Request = How many lines in the listing below include the word "chart"? Reply with the count alone.

Record list =
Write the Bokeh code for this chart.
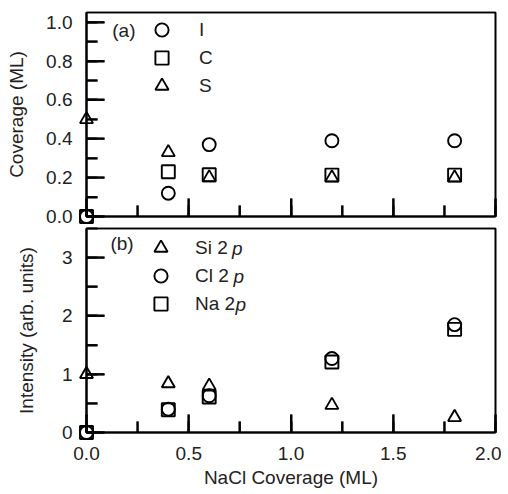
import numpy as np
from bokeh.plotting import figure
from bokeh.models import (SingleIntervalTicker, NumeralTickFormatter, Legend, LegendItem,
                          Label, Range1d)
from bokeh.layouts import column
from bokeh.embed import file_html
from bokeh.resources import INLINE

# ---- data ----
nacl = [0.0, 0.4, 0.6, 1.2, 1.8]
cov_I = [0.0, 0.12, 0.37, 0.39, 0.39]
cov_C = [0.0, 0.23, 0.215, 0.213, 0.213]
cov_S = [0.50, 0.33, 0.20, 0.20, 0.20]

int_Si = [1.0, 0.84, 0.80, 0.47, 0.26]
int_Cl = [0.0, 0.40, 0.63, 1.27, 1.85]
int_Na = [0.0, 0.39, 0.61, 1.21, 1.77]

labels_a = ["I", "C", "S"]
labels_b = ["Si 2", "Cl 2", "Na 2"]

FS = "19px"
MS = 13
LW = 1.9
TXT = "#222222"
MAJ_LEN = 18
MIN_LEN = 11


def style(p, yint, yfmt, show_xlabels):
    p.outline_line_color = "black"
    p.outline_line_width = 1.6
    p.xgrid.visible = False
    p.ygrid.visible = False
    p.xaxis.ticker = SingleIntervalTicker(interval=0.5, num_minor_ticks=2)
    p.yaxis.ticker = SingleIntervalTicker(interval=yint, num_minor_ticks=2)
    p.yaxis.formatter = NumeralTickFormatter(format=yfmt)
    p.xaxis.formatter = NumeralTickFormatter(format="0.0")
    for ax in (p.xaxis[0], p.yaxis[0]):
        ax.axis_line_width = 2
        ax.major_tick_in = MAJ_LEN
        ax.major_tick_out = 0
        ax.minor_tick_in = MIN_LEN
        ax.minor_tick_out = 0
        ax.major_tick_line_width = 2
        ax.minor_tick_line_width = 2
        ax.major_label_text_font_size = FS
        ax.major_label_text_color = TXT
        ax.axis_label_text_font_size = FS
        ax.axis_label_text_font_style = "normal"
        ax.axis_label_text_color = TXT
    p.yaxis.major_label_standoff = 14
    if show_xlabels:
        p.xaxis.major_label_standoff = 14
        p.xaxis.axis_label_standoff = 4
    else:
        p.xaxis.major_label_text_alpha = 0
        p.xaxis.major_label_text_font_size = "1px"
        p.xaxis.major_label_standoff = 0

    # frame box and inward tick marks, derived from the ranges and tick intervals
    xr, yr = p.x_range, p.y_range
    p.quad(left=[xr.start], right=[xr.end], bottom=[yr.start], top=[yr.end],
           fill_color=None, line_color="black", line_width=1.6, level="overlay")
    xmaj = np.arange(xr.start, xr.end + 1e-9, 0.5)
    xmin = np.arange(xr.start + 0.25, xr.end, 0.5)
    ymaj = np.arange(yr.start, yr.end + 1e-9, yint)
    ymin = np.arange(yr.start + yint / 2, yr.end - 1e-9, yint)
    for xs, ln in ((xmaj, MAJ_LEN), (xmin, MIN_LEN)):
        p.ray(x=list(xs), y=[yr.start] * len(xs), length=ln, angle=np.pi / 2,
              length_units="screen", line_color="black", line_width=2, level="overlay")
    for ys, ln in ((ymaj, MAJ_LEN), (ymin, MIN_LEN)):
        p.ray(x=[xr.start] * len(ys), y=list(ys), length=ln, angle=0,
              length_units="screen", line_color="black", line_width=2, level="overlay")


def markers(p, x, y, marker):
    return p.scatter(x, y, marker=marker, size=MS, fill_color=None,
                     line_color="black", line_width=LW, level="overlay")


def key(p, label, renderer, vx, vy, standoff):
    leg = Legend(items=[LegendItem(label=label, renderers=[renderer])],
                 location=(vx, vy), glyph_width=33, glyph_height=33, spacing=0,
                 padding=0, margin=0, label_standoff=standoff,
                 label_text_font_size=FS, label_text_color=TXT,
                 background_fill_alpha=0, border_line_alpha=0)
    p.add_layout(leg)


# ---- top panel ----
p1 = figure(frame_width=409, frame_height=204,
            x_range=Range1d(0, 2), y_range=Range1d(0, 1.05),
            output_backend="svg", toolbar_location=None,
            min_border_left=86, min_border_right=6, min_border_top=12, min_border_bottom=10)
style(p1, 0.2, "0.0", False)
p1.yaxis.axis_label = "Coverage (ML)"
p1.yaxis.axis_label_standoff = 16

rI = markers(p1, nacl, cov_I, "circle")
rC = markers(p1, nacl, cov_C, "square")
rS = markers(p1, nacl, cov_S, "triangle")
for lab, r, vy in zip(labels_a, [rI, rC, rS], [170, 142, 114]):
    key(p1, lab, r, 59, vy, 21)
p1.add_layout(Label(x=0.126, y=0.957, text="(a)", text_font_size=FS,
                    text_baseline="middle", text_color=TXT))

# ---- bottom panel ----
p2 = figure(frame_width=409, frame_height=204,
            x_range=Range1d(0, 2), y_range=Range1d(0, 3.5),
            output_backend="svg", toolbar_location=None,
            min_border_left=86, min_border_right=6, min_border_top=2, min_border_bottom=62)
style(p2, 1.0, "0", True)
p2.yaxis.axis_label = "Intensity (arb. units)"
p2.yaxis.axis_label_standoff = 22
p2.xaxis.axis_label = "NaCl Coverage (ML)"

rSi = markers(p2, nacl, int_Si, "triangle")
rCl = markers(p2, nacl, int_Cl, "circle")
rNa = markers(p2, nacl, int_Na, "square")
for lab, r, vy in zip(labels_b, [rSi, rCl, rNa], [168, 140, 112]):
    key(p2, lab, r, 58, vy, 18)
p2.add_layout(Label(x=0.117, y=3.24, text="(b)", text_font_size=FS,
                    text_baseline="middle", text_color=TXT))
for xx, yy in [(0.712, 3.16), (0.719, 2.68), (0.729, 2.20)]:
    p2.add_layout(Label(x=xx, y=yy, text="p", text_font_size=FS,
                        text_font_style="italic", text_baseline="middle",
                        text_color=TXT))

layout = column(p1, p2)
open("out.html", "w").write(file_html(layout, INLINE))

==

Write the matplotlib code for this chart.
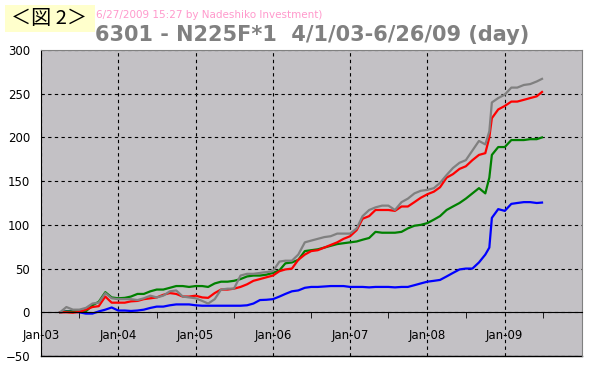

* * *

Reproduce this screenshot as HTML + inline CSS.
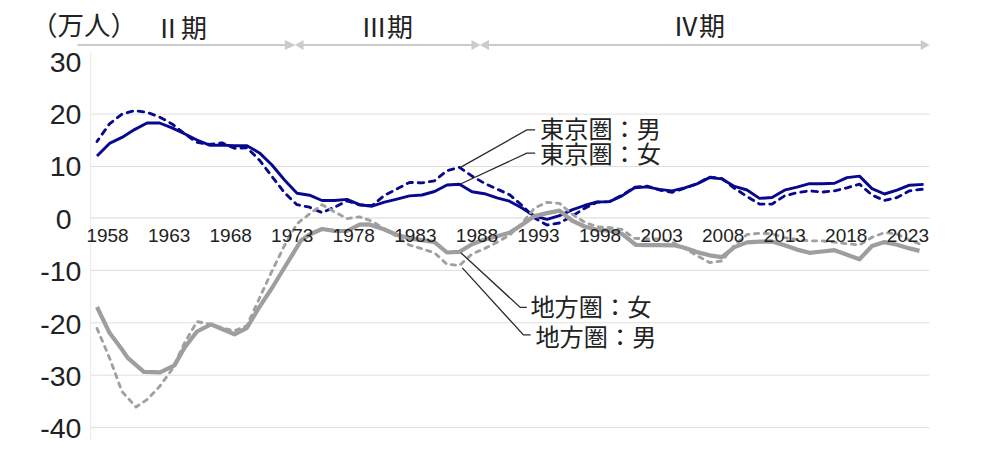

The solution = 2